Umajin Wynn Hotel IoT demonstration—CES 2020 – real time tracking of assets

Deploying Digital Twins: The Data and the Dev Platform Are Everything

New multi-experience application development platforms greatly simplify the creation and use of digital twins. Such platforms significantly reduce the time and cost of digital twin creation, too. Multi-experience application development platforms also provide access across multiple device types – PC, mobile, or AR/VR headset, further promoting collaboration by different stakeholders. By using a multi-experience tool, one can easily create a visual presentation of project data customized to the specific needs of the client, architect, engineering team, and general and subcontractors. Multi-experience digital twin applications can also incorporate workflows, inspection, and approval processes as needed.

While these new dev platforms can simplify the process of creating digital twins and provide an intuitive, visual integration of project and contextual data, the value of the digital twin application is entirely dependent on two things: the data inputs used to generate the twin, and the flexibility of the dev platform to ingest and incorporate disparate data sets stored in many different formats. A development platform that can integrate and reformat a wide range of data formats – both CAD (computer aided design) files and data overlays – is essential to the development of a successful digital twin program. 

Optimizing Data for Accuracy

The CAD and BIM (building information modelling) data sets of a new project are likely to be readily available.

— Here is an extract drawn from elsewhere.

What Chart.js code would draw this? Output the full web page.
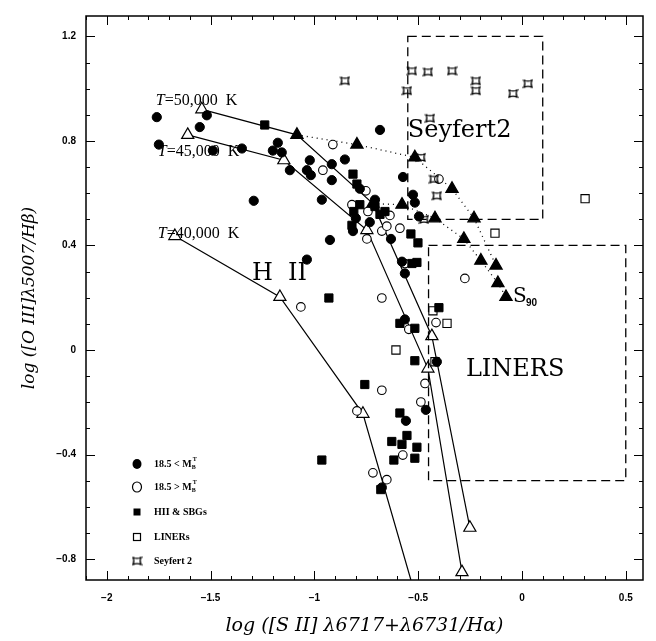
<!DOCTYPE html>
<html>
<head>
<meta charset="utf-8">
<script src="https://cdn.jsdelivr.net/npm/chart.js@4.4.0/dist/chart.umd.min.js"></script>
<style>
  html, body { margin: 0; padding: 0; background: #fff; }
</style>
</head>
<body>
<canvas id="c" width="656" height="641"></canvas>
<script>
// axis ranges and tick labels
const xRange = [-2.1, 0.583];
const yRange = [-0.88, 1.278];
const xTickLabels = ['−2', '−1.5', '−1', '−0.5', '0', '0.5'];
const yTickLabels = ['−0.8', '−0.4', '0', '0.4', '0.8', '1.2'];

// galaxies, [log SII/Ha, log OIII/Hb]
const brightGal = [
  [-1.759, 0.891], [-1.749, 0.786], [-1.518, 0.898], [-1.552, 0.853], [-1.489, 0.763],
  [-1.349, 0.771], [-1.176, 0.793], [-1.2, 0.763], [-1.157, 0.756], [-1.118, 0.688],
  [-1.022, 0.726], [-1.036, 0.688], [-1.017, 0.669], [-0.916, 0.711], [-0.916, 0.65],
  [-0.853, 0.729], [-0.781, 0.617], [-0.684, 0.842], [-1.292, 0.571], [-0.964, 0.575],
  [-0.925, 0.421], [-1.036, 0.346], [-0.573, 0.662], [-0.525, 0.594], [-0.516, 0.564],
  [-0.496, 0.511], [-0.708, 0.575], [-0.8, 0.504], [-0.733, 0.489], [-0.814, 0.455],
  [-0.631, 0.425], [-0.578, 0.338], [-0.564, 0.293], [-0.564, 0.117], [-0.41, -0.045],
  [-0.463, -0.229], [-0.559, -0.271], [-0.675, -0.526]
];
const faintGal = [
  [-0.911, 0.786], [-0.959, 0.688], [-0.752, 0.609], [-0.819, 0.556], [-0.747, 0.425],
  [-0.675, 0.455], [-0.651, 0.474], [-0.588, 0.466], [-0.636, 0.515], [-0.742, 0.53],
  [-0.564, 0.331], [-0.675, 0.199], [-1.065, 0.165], [-0.275, 0.274], [-0.4, 0.654],
  [-0.414, 0.105], [-0.545, 0.079], [-0.467, -0.128], [-0.675, -0.154], [-0.487, -0.199],
  [-0.795, -0.233], [-0.574, -0.402], [-0.718, -0.47], [-0.651, -0.496]
];
const hiiSbg = [
  [-1.239, 0.861], [-0.814, 0.673], [-0.795, 0.635], [-0.781, 0.556], [-0.708, 0.549],
  [-0.66, 0.53], [-0.684, 0.519], [-0.81, 0.53], [-0.819, 0.477], [-0.535, 0.444],
  [-0.501, 0.41], [-0.53, 0.331], [-0.506, 0.335], [-0.93, 0.199], [-0.4, 0.162],
  [-0.588, 0.102], [-0.516, 0.083], [-0.516, -0.041], [-0.757, -0.132], [-0.588, -0.241],
  [-0.554, -0.327], [-0.627, -0.35], [-0.578, -0.361], [-0.506, -0.372], [-0.617, -0.421],
  [-0.516, -0.414], [-0.964, -0.421], [-0.68, -0.534]
];
const liners = [
  [0.304, 0.579], [-0.13, 0.447], [-0.429, 0.15], [-0.361, 0.102], [-0.607, 0.0], [-0.419, -0.045]
];
const seyferts = [
  [-0.853, 1.03], [-0.53, 1.068], [-0.453, 1.064], [-0.337, 1.068], [-0.222, 1.03],
  [-0.222, 0.992], [-0.043, 0.981], [0.029, 1.019], [-0.554, 0.992], [-0.443, 0.887],
  [-0.487, 0.737], [-0.424, 0.654], [-0.41, 0.59], [-0.472, 0.5]
];

// photoionisation model sequences
const t50 = [[-1.542, 0.921], [-1.084, 0.823], [-0.718, 0.56], [-0.434, 0.053], [-0.251, -0.68]];
const t45 = [[-1.61, 0.823], [-1.147, 0.726], [-0.747, 0.459], [-0.453, -0.071], [-0.289, -0.85]];
const t40 = [[-1.672, 0.436], [-1.166, 0.203], [-0.766, -0.244], [-0.535, -0.88]];
// evolutionary tracks (dotted, filled triangles)
const trackA = [[-1.084, 0.823], [-0.795, 0.786], [-0.516, 0.737], [-0.337, 0.617], [-0.231, 0.504], [-0.125, 0.323]];
const trackB = [[-0.718, 0.56], [-0.578, 0.556], [-0.419, 0.504], [-0.28, 0.425], [-0.198, 0.342], [-0.116, 0.256], [-0.077, 0.203]];

// dashed region boxes [x0, x1, y0, y1]
const seyBox = [-0.55, 0.1, 0.5, 1.2];
const linerBox = [-0.45, 0.5, -0.5, 0.4];

const pts = a => a.map(p => ({x: p[0], y: p[1]}));

function seyfertMark() {
  const c = document.createElement('canvas');
  c.width = 11; c.height = 11;
  const g = c.getContext('2d');
  g.strokeStyle = '#000';
  g.lineWidth = 1.2;
  g.beginPath();
  g.moveTo(1.5, 2); g.quadraticCurveTo(5.5, 3.8, 9.5, 2);
  g.quadraticCurveTo(7.6, 5.5, 9.5, 9);
  g.quadraticCurveTo(5.5, 7.2, 1.5, 9);
  g.quadraticCurveTo(3.4, 5.5, 1.5, 2);
  g.moveTo(0.5, 2); g.lineTo(3, 2);
  g.moveTo(8, 2); g.lineTo(10.5, 2);
  g.moveTo(0.5, 9); g.lineTo(3, 9);
  g.moveTo(8, 9); g.lineTo(10.5, 9);
  g.stroke();
  return c;
}
const seyImg = seyfertMark();

function fmt(v) {
  const s = String(parseFloat(Math.abs(v).toFixed(2)));
  return (v < -1e-9 ? '−' : '') + s;
}

const frame = {
  id: 'frame',
  afterDraw(chart) {
    const {ctx, chartArea: a, scales: {x, y}} = chart;
    ctx.save();
    ctx.strokeStyle = '#000';
    ctx.lineWidth = 1.5;
    ctx.strokeRect(a.left, a.top, a.right - a.left, a.bottom - a.top);
    ctx.lineWidth = 1;
    ctx.beginPath();
    for (let i = -21; i <= 5; i++) {
      const px = Math.round(x.getPixelForValue(i / 10)) + 0.5;
      const len = i % 5 === 0 ? 9 : 4;
      ctx.moveTo(px, a.bottom); ctx.lineTo(px, a.bottom - len);
      ctx.moveTo(px, a.top); ctx.lineTo(px, a.top + len);
    }
    for (let i = -8; i <= 12; i++) {
      const py = Math.round(y.getPixelForValue(i / 10)) + 0.5;
      const len = i % 4 === 0 ? 9 : 4;
      ctx.moveTo(a.left, py); ctx.lineTo(a.left + len, py);
      ctx.moveTo(a.right, py); ctx.lineTo(a.right - len, py);
    }
    ctx.stroke();

    // dashed boxes
    ctx.setLineDash([9, 5]);
    ctx.lineWidth = 1.3;
    [seyBox, linerBox].forEach(b => {
      const x0 = x.getPixelForValue(b[0]), x1 = x.getPixelForValue(b[1]);
      const y0 = y.getPixelForValue(b[2]), y1 = y.getPixelForValue(b[3]);
      ctx.strokeRect(x0, y1, x1 - x0, y0 - y1);
    });
    ctx.setLineDash([]);

    // region and model labels
    ctx.fillStyle = '#000';
    ctx.textBaseline = 'alphabetic';
    const tlab = (vx, vy, txt) => {
      const px = x.getPixelForValue(vx), py = y.getPixelForValue(vy);
      ctx.font = 'italic 16px "Liberation Serif"';
      ctx.fillText('T', px, py);
      const w = ctx.measureText('T').width;
      ctx.font = '16px "Liberation Serif"';
      ctx.fillText(txt, px + w, py);
    };
    tlab(-1.764, 0.936, '=50,000  K');
    tlab(-1.754, 0.744, '=45,000  K');
    tlab(-1.754, 0.429, '=40,000  K');
    const big = (vx, vy, txt) => {
      ctx.font = '24px "DejaVu Serif"';
      ctx.fillText(txt, x.getPixelForValue(vx), y.getPixelForValue(vy));
    };
    big(-1.301, 0.267, 'H  II');
    big(-0.55, 0.815, 'Seyfert2');
    big(-0.27, -0.098, 'LINERS');
    const sx = x.getPixelForValue(-0.043), sy = y.getPixelForValue(0.184);
    ctx.font = '20px "DejaVu Serif"';
    ctx.fillText('S', sx, sy);
    ctx.font = 'bold 10px "Liberation Sans"';
    ctx.fillText('90', sx + 13, sy + 4);

    // legend
    const lx = 137, rows = [464, 487, 512, 537, 561];
    ctx.lineWidth = 1.2;
    ctx.beginPath(); ctx.ellipse(lx, rows[0], 4.5, 5, 0, 0, Math.PI * 2); ctx.fill();
    ctx.beginPath(); ctx.ellipse(lx, rows[1], 4.5, 5, 0, 0, Math.PI * 2); ctx.stroke();
    ctx.fillRect(lx - 3.5, rows[2] - 3.5, 7, 7);
    ctx.strokeRect(lx - 3.5, rows[3] - 3.5, 7, 7);
    ctx.drawImage(seyImg, lx - 5.5, rows[4] - 5.5);
    ctx.textBaseline = 'middle';
    const tx = 154;
    const mLab = (row, txt) => {
      ctx.font = 'bold 10px "Liberation Serif"';
      ctx.fillText(txt, tx, row);
      const w = ctx.measureText(txt).width;
      ctx.font = 'bold 6px "Liberation Serif"';
      ctx.fillText('T', tx + w + 1, row - 5);
      ctx.fillText('B', tx + w, row + 3);
    };
    mLab(rows[0], '18.5 < M');
    mLab(rows[1], '18.5 > M');
    ctx.font = 'bold 10px "Liberation Serif"';
    ctx.fillText('HII & SBGs', tx, rows[2]);
    ctx.fillText('LINERs', tx, rows[3]);
    ctx.fillText('Seyfert 2', tx, rows[4]);
    ctx.restore();
  }
};

const lineDs = (data, radii) => ({
  data: pts(data), showLine: true, borderColor: '#000', borderWidth: 1.2,
  pointStyle: 'triangle', pointRadius: radii, pointBackgroundColor: '#fff',
  pointBorderColor: '#000', pointBorderWidth: 1.2, order: 10
});
const trackDs = data => ({
  data: pts(data), showLine: true, borderColor: '#000', borderWidth: 1.3,
  borderDash: [1, 4], pointStyle: 'triangle', pointRadius: 7,
  pointBackgroundColor: '#000', pointBorderColor: '#000', order: 5
});

new Chart(document.getElementById('c'), {
  type: 'scatter',
  data: {
    datasets: [
      {data: pts(brightGal), pointStyle: 'circle', pointRadius: 4.6, pointBackgroundColor: '#000', pointBorderColor: '#000', order: 2},
      {data: pts(faintGal), pointStyle: 'circle', pointRadius: 4.3, pointBackgroundColor: '#fff', pointBorderColor: '#000', pointBorderWidth: 1.1, order: 3},
      {data: pts(hiiSbg), pointStyle: 'rect', pointRadius: 5.8, pointBackgroundColor: '#000', pointBorderColor: '#000', order: 2},
      {data: pts(liners), pointStyle: 'rect', pointRadius: 5.8, pointBackgroundColor: '#fff', pointBorderColor: '#000', pointBorderWidth: 1.1, order: 2},
      {data: pts(seyferts), pointStyle: seyImg, pointRadius: 5, order: 1},
      trackDs(trackA),
      trackDs(trackB),
      lineDs(t50, [7, 0, 0, 7, 7]),
      lineDs(t45, 7),
      lineDs(t40, [7, 7, 7, 0])
    ]
  },
  options: {
    responsive: false,
    animation: false,
    events: [],
    layout: {padding: {top: 6, right: 13, left: 0, bottom: 0}},
    plugins: {legend: {display: false}, tooltip: {enabled: false}},
    scales: {
      x: {
        type: 'linear', min: xRange[0], max: xRange[1],
        afterFit: s => { s.height = 61; },
        grid: {display: false, drawTicks: false},
        border: {display: false},
        ticks: {
          stepSize: 0.5, includeBounds: false, padding: 12, color: '#000',
          font: {family: '"Liberation Sans"', size: 10, weight: 'bold'},
          callback: v => xTickLabels.includes(fmt(v)) ? fmt(v) : ''
        },
        title: {
          display: true, text: 'log ([S II] λ6717+λ6731/Hα)', color: '#000',
          font: {family: '"DejaVu Serif"', size: 19, style: 'italic'},
          padding: {top: 0, bottom: 4}
        }
      },
      y: {
        type: 'linear', min: yRange[0], max: yRange[1],
        afterFit: s => { s.width = 86; },
        grid: {display: false, drawTicks: false},
        border: {display: false},
        ticks: {
          stepSize: 0.4, includeBounds: false, padding: 10, color: '#000',
          font: {family: '"Liberation Sans"', size: 10, weight: 'bold'},
          callback: v => yTickLabels.includes(fmt(v)) ? fmt(v) : ''
        },
        title: {
          display: true, text: 'log ([O III]λ5007/Hβ)', color: '#000',
          font: {family: '"DejaVu Serif"', size: 17, style: 'italic'},
          padding: {top: 19, bottom: 0}
        }
      }
    }
  },
  plugins: [frame]
});
</script>
</body>
</html>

The detail of older structures undergoing renovation may not always be complete. CAD data for adjacent features such as buildings, streets and roads may be non-existent or out of date. Some schematics may exist only in paper plans or non-standard CAD formats. Digital twin platforms that can ingest dozens of types of CAD files and build 3D models from 2D data sets will greatly facilitate the project. Some CAD files can also be too detailed or complex for real-time renderings. Therefore, it is important to use a development platform that can intelligently transform files to lower resolution without losing critical details. 

Geo-referenced data sets for data overlays come from a wide variety of sources including IoT sensors, municipal data, digital feeds from public data providers, or location-based workflow apps (such as inspection or approval processes). Some data may also be incomplete, contain errors, or reside in legacy systems with a nonstandard format. Wrangling the correct data is critical to developing an accurate digital twin platform. A generative system to synthesize missing data and conform outlying data is a key capability for success. 

IoT data pipelines can be massive. Because of this, it is a best practice to use data transformation tools to aggregate and summarize the data for visualization. When doing this, unifying location across various data sets can be quite complex. To simplify the process, platform systems can unify data using 3D geofencing, point of interests, and GPS snapping systems.

Return on Investment of Digital Twins in Project Management

The initial effort in identifying and cleaning data sets is not insignificant, but it can be effectively managed with appropriate expectations and tools. If multiple projects are planned for a given area, using multi-experience development platforms becomes a valuable resource for future activity.

The cost of creating digital twins has been dropping, and they are expected to become a more commonly used project planning and management tool. The benefits of digital twins, including faster approval cycles, lower and more predictable construction costs, and greater client satisfaction, can greatly improve project economics. We see Digital Twins moving forwards as a fusion of real time, people-focused data sets and the traditional building and process-based BIM systems.